Making the news available at no cost is a victory

Business models for “free news”

  • Core tension: how to fund salaries for quality reporting if most readers won’t pay directly.
  • Several models discussed:
    • Nonprofit, donor-funded newsrooms (e.g., Salt Lake Tribune, other state-level outlets).
    • Traditional ad-supported “free” news, criticized as just another ad business with perverse incentives.
    • Patronage / philanthropy and small recurring donations, seen as more stable than volatile ad markets.
    • Publicly funded media via license fees or general taxation; some see this as ideal “fourth estate” infrastructure, others as vulnerable to political pressure and capture.
  • Micropayments are debated: many think they’ve repeatedly failed due to fees, friction, and weak consumer appetite to “pay for bad news”; others argue crypto or app-store-style wallets could remove friction.
  • Skeptics doubt the long-term sustainability of fully free models without substantial ad or mega-donor support; others point to successful nonprofit and subscription-based experiments.

Donors vs advertisers

  • Some argue being beholden to donors is less bad than to advertisers and entire industries; donor influence is more visible and concentrated.
  • Others respond that a single large donor is equivalent to a single major client, and will inevitably exert control.
  • There is concern that both donors and advertisers can use funding as leverage to shape coverage; motives of political donors may be less transparent than commercial advertisers.

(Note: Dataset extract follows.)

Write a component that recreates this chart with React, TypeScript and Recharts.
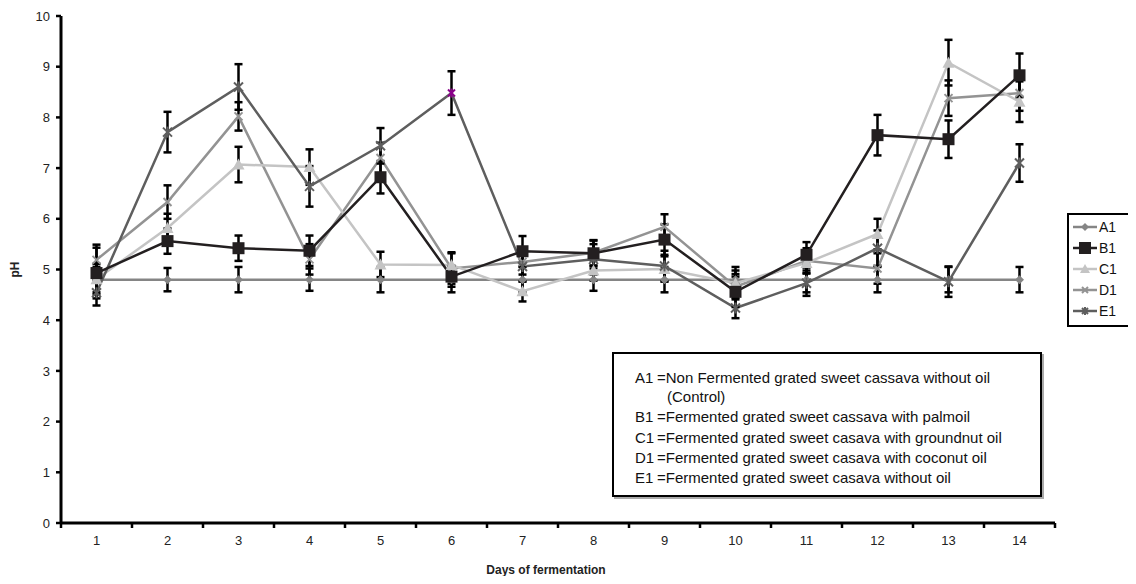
import React from 'react';
import { LineChart, Line, XAxis, YAxis, ErrorBar, Label } from 'recharts';

const days = [1, 2, 3, 4, 5, 6, 7, 8, 9, 10, 11, 12, 13, 14];
const dayLabels = ['1', '2', '3', '4', '5', '6', '7', '8', '9', '10', '11', '12', '13', '14'];
const a1 = [4.8, 4.8, 4.8, 4.8, 4.8, 4.8, 4.8, 4.8, 4.8, 4.8, 4.8, 4.8, 4.8, 4.8];
const b1 = [4.93, 5.56, 5.42, 5.37, 6.82, 4.86, 5.36, 5.32, 5.59, 4.56, 5.29, 7.65, 7.57, 8.83];
const c1 = [4.81, 5.82, 7.07, 7.02, 5.1, 5.09, 4.57, 4.98, 5.01, 4.73, 5.13, 5.7, 9.08, 8.31];
const d1 = [5.19, 6.33, 8.02, 5.2, 7.2, 5.02, 5.15, 5.33, 5.84, 4.66, 5.17, 5.02, 8.38, 8.48];
const e1 = [4.54, 7.71, 8.6, 6.64, 7.44, 8.48, 5.06, 5.2, 5.07, 4.24, 4.73, 5.42, 4.76, 7.1];
const a1Err = [0.25, 0.23, 0.25, 0.22, 0.25, 0.25, 0.25, 0.22, 0.25, 0.25, 0.25, 0.25, 0.25, 0.25];
const b1Err = [0.5, 0.25, 0.25, 0.3, 0.32, 0.2, 0.3, 0.25, 0.3, 0.3, 0.25, 0.4, 0.37, 0.43];
const c1Err = [0.3, 0.28, 0.35, 0.35, 0.25, 0.25, 0.2, 0.2, 0.25, 0.25, 0.2, 0.3, 0.45, 0.4];
const d1Err = [0.3, 0.33, 0.28, 0.3, 0.3, 0.3, 0.25, 0.25, 0.25, 0.25, 0.25, 0.3, 0.35, 0.35];
const e1Err = [0.25, 0.4, 0.45, 0.4, 0.35, 0.43, 0.3, 0.3, 0.3, 0.2, 0.25, 0.35, 0.3, 0.37];
const yTicks = [0, 1, 2, 3, 4, 5, 6, 7, 8, 9, 10];

const data = days.map((d, i) => ({
  day: d,
  A1: a1[i], A1e: a1Err[i],
  B1: b1[i], B1e: b1Err[i],
  C1: c1[i], C1e: c1Err[i],
  D1: d1[i], D1e: d1Err[i],
  E1: e1[i], E1e: e1Err[i],
}));

const FONT = '"Liberation Sans", Arial, sans-serif';
const CHART_W = 1128;
const CHART_H = 568;
const MARGIN = { top: 8, right: 81, bottom: 0, left: 0 };
const Y_W = 53;
const X_H = 53;
const PLOT_W = CHART_W - MARGIN.left - MARGIN.right - Y_W;
const HALF_BAND = PLOT_W / (days.length * 2);
const boundaryTicks = [0.5, ...days.map((d) => d + 0.5)];

const COL = { A1: '#858585', B1: '#231f20', C1: '#c4c4c4', D1: '#939393', E1: '#5e5e5e' };
const HIGHLIGHT = '#8a008a';

const diamond = (p: any) => {
  const { cx, cy, index } = p;
  if (cx == null || cy == null) return <g key={'a' + index} />;
  const s = 4.5;
  return <polygon key={'a' + index} points={`${cx},${cy - s} ${cx + s},${cy} ${cx},${cy + s} ${cx - s},${cy}`} fill={COL.A1} />;
};
const square = (p: any) => {
  const { cx, cy, index } = p;
  if (cx == null || cy == null) return <g key={'b' + index} />;
  return <rect key={'b' + index} x={cx - 6} y={cy - 6} width={12} height={12} fill={COL.B1} />;
};
const triangle = (p: any) => {
  const { cx, cy, index } = p;
  if (cx == null || cy == null) return <g key={'c' + index} />;
  return <polygon key={'c' + index} points={`${cx},${cy - 6} ${cx + 6},${cy + 5} ${cx - 6},${cy + 5}`} fill={COL.C1} />;
};
const cross = (p: any) => {
  const { cx, cy, index } = p;
  if (cx == null || cy == null) return <g key={'d' + index} />;
  const s = 4;
  return (
    <g key={'d' + index} stroke={COL.D1} strokeWidth={2}>
      <line x1={cx - s} y1={cy - s} x2={cx + s} y2={cy + s} />
      <line x1={cx - s} y1={cy + s} x2={cx + s} y2={cy - s} />
    </g>
  );
};
const star = (p: any) => {
  const { cx, cy, index } = p;
  if (cx == null || cy == null) return <g key={'e' + index} />;
  const s = index === 5 ? 3.5 : 4.5;
  const c = index === 5 ? HIGHLIGHT : COL.E1;
  return (
    <g key={'e' + index} stroke={c} strokeWidth={2}>
      <line x1={cx - s} y1={cy - s} x2={cx + s} y2={cy + s} />
      <line x1={cx - s} y1={cy + s} x2={cx + s} y2={cy - s} />
      <line x1={cx} y1={cy - s - 1} x2={cx} y2={cy + s + 1} />
    </g>
  );
};

const XTick = (props: any) => {
  const { x, y, payload, index } = props;
  const v = payload.value;
  const i = Math.round(v - 0.5);
  if (i >= dayLabels.length) return <g key={'xt' + index} />;
  return (
    <text key={'xt' + index} x={x + HALF_BAND} y={y} dy="0.71em" textAnchor="middle" fontFamily={FONT} fontSize={13} fill="#222">
      {dayLabels[i]}
    </text>
  );
};

const renderXLabel = (props: any) => {
  const vb = props.viewBox || { x: 0, y: 0, width: 0, height: 0 };
  return (
    <text x={vb.x + vb.width / 2 - 12} y={vb.y + vb.height - 2} textAnchor="middle" fontFamily={FONT} fontSize={12} fontWeight="bold" fill="#222">
      Days of fermentation
    </text>
  );
};
const renderYLabel = (props: any) => {
  const vb = props.viewBox || { x: 0, y: 0, width: 0, height: 0 };
  const cx = vb.x + 11;
  const cy = vb.y + vb.height / 2;
  return (
    <text x={cx} y={cy} transform={`rotate(-90 ${cx} ${cy})`} textAnchor="middle" fontFamily={FONT} fontSize={12} fontWeight="bold" fill="#222">
      pH
    </text>
  );
};

const legendItems = [
  { name: 'A1', color: COL.A1, shape: 'diamond' },
  { name: 'B1', color: COL.B1, shape: 'square' },
  { name: 'C1', color: COL.C1, shape: 'triangle' },
  { name: 'D1', color: COL.D1, shape: 'cross' },
  { name: 'E1', color: COL.E1, shape: 'star' },
];

const LegendIcon = ({ shape, color }: { shape: string; color: string }) => {
  const cx = 12, cy = 8;
  let m: React.ReactNode = null;
  if (shape === 'diamond') m = <polygon points={`${cx},${cy - 4} ${cx + 4},${cy} ${cx},${cy + 4} ${cx - 4},${cy}`} fill={color} />;
  if (shape === 'square') m = <rect x={cx - 6} y={cy - 6} width={12} height={12} fill={color} />;
  if (shape === 'triangle') m = <polygon points={`${cx},${cy - 5} ${cx + 5},${cy + 4} ${cx - 5},${cy + 4}`} fill={color} />;
  if (shape === 'cross') m = (
    <g stroke={color} strokeWidth={2}>
      <line x1={cx - 3} y1={cy - 3} x2={cx + 3} y2={cy + 3} />
      <line x1={cx - 3} y1={cy + 3} x2={cx + 3} y2={cy - 3} />
    </g>
  );
  if (shape === 'star') m = (
    <g stroke={color} strokeWidth={2}>
      <line x1={cx - 3} y1={cy - 3} x2={cx + 3} y2={cy + 3} />
      <line x1={cx - 3} y1={cy + 3} x2={cx + 3} y2={cy - 3} />
      <line x1={cx} y1={cy - 4} x2={cx} y2={cy + 4} />
    </g>
  );
  return (
    <svg width={24} height={16} style={{ display: 'block' }}>
      <line x1={0} y1={cy} x2={24} y2={cy} stroke={color} strokeWidth={2.5} />
      {m}
    </svg>
  );
};

const boxLines = [
  { code: 'A1', text: '=Non Fermented grated sweet cassava without oil', top: 26 },
  { code: '', text: '(Control)', top: 45, indent: 10 },
  { code: 'B1', text: '=Fermented grated sweet cassava with palmoil', top: 65 },
  { code: 'C1', text: '=Fermented grated sweet casava with groundnut oil', top: 86 },
  { code: 'D1', text: '=Fermented grated sweet casava with coconut oil', top: 106 },
  { code: 'E1', text: '=Fermented grated sweet casava without oil', top: 126 },
];

export default function App() {
  return (
    <div style={{ position: 'relative', width: CHART_W, height: CHART_H, overflow: 'hidden', background: '#fff' }}>
      <LineChart width={CHART_W} height={CHART_H} data={data} margin={MARGIN}>
        <XAxis
          dataKey="day"
          type="number"
          domain={[0.5, 14.5]}
          ticks={boundaryTicks}
          interval={0}
          tick={XTick}
          tickSize={5}
          tickMargin={8}
          height={X_H}
          axisLine={{ stroke: '#000', strokeWidth: 3 }}
          tickLine={{ stroke: '#000', strokeWidth: 2.5 }}
        >
          <Label content={renderXLabel} />
        </XAxis>
        <YAxis
          type="number"
          domain={[0, 10]}
          ticks={yTicks}
          interval={0}
          width={Y_W}
          tickSize={5}
          tickMargin={6}
          tick={{ fontFamily: FONT, fontSize: 13, fill: '#222' }}
          axisLine={{ stroke: '#000', strokeWidth: 3 }}
          tickLine={{ stroke: '#000', strokeWidth: 2.5 }}
        >
          <Label content={renderYLabel} />
        </YAxis>
        <Line dataKey="A1" stroke={COL.A1} strokeWidth={2.5} dot={diamond} isAnimationActive={false}>
          <ErrorBar dataKey="A1e" direction="y" width={4} stroke="#000" strokeWidth={2.5} />
        </Line>
        <Line dataKey="D1" stroke={COL.D1} strokeWidth={2.5} dot={cross} isAnimationActive={false}>
          <ErrorBar dataKey="D1e" direction="y" width={4} stroke="#000" strokeWidth={2.5} />
        </Line>
        <Line dataKey="C1" stroke={COL.C1} strokeWidth={2.5} dot={triangle} isAnimationActive={false}>
          <ErrorBar dataKey="C1e" direction="y" width={4} stroke="#000" strokeWidth={2.5} />
        </Line>
        <Line dataKey="E1" stroke={COL.E1} strokeWidth={2.5} dot={star} isAnimationActive={false}>
          <ErrorBar dataKey="E1e" direction="y" width={4} stroke="#000" strokeWidth={2.5} />
        </Line>
        <Line dataKey="B1" stroke={COL.B1} strokeWidth={2.5} dot={square} isAnimationActive={false}>
          <ErrorBar dataKey="B1e" direction="y" width={4} stroke="#000" strokeWidth={2.5} />
        </Line>
      </LineChart>

      <div style={{ position: 'absolute', left: 604, top: 344, width: 426, height: 141, border: '2.5px solid #000', boxShadow: '2px 2px 0 #aaa', background: '#fff', fontFamily: FONT, fontSize: 15, color: '#111' }}>
        {boxLines.map((l, i) => (
          <div key={i} style={{ position: 'absolute', left: 21, top: l.top - 12.5, height: 20, lineHeight: '20px', whiteSpace: 'nowrap', display: 'flex' }}>
            <span style={{ display: 'inline-block', width: 22 + (l.indent || 0) }}>{l.code}</span>
            <span>{l.text}</span>
          </div>
        ))}
      </div>

      <div style={{ position: 'absolute', left: 1059, top: 205, width: 90, height: 110, border: '2.5px solid #000', background: '#fff', fontFamily: FONT, fontSize: 14, color: '#111' }}>
        {legendItems.map((it, i) => (
          <div key={it.name} style={{ position: 'absolute', left: 4, top: 3 + i * 21, display: 'flex', alignItems: 'center', height: 18 }}>
            <LegendIcon shape={it.shape} color={it.color} />
            <span style={{ marginLeft: 2, lineHeight: '18px' }}>{it.name}</span>
          </div>
        ))}
      </div>
    </div>
  );
}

Bias, objectivity, and editorial stance

  • Many argue truly “unbiased” news is impossible; bias enters in story selection, framing, and resource allocation.
  • Proposed remedy: explicit editorial stances and transparent disclosure of values and conflicts, rather than pretending to be neutral.
  • Critics worry that “own your bias” can slide into overt propaganda and fragmented “separate realities.”
  • Others emphasize competence and rigorous fact-checking over chasing an abstract neutrality; note that opinion content is much cheaper than original reporting.

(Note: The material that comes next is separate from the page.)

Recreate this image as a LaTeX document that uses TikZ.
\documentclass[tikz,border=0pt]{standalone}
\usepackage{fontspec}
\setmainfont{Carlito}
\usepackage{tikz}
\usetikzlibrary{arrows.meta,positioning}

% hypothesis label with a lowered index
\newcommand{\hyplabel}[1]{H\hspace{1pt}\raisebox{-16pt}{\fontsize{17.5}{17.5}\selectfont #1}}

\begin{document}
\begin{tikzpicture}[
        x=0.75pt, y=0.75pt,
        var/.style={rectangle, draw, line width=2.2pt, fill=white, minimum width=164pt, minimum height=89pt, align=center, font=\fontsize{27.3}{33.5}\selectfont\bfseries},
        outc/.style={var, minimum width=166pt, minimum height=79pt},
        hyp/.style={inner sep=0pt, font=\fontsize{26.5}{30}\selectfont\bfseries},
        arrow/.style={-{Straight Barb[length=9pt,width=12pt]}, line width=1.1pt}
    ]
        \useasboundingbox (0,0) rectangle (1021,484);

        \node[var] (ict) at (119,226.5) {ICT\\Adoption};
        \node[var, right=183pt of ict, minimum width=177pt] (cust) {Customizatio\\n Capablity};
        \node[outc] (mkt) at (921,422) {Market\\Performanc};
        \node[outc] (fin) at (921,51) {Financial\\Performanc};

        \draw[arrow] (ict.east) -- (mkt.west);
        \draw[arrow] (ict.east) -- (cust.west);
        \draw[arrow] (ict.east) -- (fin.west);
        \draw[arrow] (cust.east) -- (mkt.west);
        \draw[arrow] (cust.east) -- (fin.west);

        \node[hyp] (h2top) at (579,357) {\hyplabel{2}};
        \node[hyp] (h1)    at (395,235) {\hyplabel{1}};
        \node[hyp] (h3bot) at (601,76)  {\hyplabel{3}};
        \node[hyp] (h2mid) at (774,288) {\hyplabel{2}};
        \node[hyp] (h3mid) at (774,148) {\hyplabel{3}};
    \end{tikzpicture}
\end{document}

Public, crowdsourced, and AI-driven alternatives

  • Suggestions include: strengthened public broadcasters, conditional journalism taxes, crowdsourced reporting with reputation-weighted voting, and open access to surveillance/satellite data.
  • Concerns raised that crowdsourced or engagement-driven models will over-reward popular narratives and underfund “unpopular truths.”
  • Some envision personal AIs aggregating many sources and maintaining individualized “world models” as a future solution.